#### [DATASET CONTENT]
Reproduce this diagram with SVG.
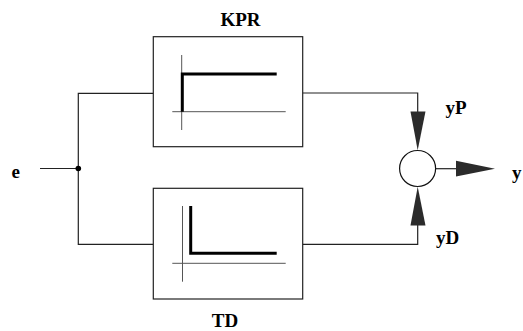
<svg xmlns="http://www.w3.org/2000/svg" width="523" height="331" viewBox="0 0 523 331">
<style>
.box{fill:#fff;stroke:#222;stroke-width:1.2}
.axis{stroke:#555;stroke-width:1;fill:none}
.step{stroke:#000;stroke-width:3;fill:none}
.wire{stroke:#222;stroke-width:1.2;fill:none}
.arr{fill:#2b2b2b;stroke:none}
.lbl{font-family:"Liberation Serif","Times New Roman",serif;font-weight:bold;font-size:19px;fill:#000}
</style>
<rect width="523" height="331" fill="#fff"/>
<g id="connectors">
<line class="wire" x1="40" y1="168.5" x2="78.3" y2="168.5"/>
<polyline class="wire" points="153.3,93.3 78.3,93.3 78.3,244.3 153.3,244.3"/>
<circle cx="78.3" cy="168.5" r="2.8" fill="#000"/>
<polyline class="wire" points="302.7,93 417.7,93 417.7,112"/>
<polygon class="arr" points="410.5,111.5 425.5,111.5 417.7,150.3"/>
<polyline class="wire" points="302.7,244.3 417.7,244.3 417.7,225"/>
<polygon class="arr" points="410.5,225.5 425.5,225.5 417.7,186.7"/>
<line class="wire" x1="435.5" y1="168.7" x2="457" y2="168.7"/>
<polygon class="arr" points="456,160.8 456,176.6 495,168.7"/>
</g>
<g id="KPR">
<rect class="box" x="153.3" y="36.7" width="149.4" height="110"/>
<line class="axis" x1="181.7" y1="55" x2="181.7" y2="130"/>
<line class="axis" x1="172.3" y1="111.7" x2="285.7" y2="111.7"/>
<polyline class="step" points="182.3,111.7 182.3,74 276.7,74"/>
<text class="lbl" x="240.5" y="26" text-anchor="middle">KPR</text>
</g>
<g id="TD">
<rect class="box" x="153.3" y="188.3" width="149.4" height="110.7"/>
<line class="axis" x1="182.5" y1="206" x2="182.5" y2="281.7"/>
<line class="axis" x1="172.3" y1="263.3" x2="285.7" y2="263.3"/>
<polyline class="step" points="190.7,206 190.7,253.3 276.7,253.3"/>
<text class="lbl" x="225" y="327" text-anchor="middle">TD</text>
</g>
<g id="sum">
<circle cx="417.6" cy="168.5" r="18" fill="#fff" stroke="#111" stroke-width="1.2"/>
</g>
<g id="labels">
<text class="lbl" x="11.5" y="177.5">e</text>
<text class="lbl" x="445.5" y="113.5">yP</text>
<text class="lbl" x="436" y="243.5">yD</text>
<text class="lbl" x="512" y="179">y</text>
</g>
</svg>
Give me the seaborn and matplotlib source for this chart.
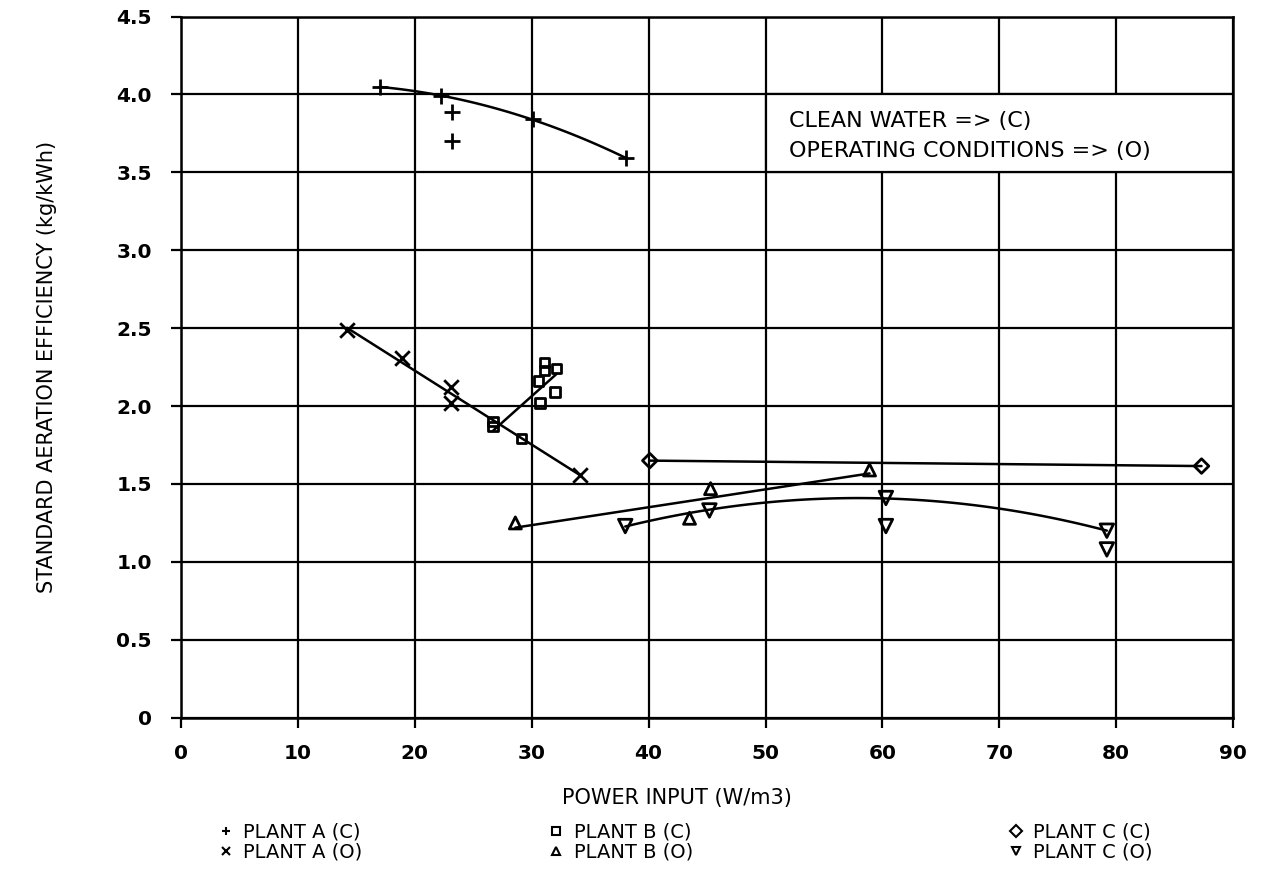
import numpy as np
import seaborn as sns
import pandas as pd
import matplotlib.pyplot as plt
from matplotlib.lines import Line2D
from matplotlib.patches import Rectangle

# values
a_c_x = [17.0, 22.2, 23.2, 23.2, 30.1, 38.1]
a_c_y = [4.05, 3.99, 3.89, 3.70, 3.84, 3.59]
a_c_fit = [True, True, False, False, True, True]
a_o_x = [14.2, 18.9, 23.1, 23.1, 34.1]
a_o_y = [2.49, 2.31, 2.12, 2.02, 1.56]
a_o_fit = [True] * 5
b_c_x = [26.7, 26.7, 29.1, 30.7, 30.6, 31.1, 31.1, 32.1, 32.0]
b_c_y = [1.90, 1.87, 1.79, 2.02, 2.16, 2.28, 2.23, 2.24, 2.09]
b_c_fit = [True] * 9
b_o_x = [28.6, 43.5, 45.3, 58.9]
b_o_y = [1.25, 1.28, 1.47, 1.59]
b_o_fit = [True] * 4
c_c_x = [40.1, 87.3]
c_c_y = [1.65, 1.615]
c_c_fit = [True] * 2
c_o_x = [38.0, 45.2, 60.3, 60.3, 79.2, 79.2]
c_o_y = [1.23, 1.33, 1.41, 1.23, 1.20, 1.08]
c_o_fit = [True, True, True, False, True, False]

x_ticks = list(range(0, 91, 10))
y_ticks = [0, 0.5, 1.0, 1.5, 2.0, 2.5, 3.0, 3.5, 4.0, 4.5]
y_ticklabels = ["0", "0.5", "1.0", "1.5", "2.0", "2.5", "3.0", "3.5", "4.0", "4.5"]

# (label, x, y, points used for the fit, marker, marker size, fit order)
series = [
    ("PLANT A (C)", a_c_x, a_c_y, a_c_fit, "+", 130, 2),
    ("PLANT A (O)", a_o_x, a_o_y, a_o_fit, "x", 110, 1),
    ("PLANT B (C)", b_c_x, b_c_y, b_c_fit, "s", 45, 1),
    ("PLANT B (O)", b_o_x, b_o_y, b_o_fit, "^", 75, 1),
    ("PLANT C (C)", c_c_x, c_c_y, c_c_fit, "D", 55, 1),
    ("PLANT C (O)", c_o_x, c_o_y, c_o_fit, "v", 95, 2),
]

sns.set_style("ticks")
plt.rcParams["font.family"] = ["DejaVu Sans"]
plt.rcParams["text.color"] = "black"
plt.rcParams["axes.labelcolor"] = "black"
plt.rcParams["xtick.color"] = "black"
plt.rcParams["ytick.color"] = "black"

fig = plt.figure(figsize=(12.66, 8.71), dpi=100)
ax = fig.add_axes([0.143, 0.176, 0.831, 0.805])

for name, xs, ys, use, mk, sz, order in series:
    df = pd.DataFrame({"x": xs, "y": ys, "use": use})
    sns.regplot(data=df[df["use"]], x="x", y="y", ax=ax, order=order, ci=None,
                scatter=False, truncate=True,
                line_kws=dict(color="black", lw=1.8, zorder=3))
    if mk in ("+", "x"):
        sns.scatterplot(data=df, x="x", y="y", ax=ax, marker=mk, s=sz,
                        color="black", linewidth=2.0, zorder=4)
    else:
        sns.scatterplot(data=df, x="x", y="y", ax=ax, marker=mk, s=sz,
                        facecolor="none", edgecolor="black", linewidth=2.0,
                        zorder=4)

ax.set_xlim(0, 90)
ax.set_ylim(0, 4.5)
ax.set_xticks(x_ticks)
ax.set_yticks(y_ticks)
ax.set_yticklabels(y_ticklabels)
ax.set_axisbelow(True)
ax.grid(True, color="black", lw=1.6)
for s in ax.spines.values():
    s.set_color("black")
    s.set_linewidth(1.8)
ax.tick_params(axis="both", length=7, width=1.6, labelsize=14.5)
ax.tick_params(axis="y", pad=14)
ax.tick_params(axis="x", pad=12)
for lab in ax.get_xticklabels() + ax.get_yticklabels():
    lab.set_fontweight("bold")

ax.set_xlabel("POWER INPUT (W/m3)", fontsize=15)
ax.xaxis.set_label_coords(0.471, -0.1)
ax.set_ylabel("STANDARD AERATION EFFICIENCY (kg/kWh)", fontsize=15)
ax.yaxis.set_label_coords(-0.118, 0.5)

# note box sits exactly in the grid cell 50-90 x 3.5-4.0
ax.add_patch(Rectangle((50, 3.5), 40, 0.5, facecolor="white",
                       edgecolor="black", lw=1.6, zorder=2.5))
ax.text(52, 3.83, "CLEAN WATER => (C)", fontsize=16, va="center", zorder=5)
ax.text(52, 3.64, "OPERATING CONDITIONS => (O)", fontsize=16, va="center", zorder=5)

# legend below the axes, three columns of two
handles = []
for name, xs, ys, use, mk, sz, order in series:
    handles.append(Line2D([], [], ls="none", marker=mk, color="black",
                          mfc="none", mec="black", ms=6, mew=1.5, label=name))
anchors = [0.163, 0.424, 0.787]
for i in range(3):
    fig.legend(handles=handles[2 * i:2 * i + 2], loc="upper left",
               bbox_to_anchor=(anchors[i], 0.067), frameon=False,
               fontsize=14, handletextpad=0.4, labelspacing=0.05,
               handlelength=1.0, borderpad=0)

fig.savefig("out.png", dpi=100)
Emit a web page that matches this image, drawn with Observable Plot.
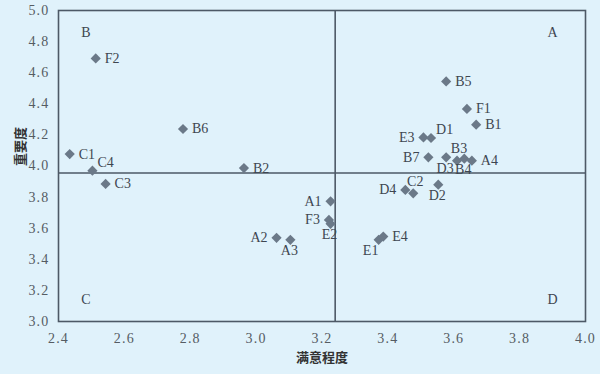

#### [INSTRUCTIONS FOR THE TASK]
In the listing, find every line with the word "chart" and state how many there are, nothing more.

#### [WORKED SOLUTION]
1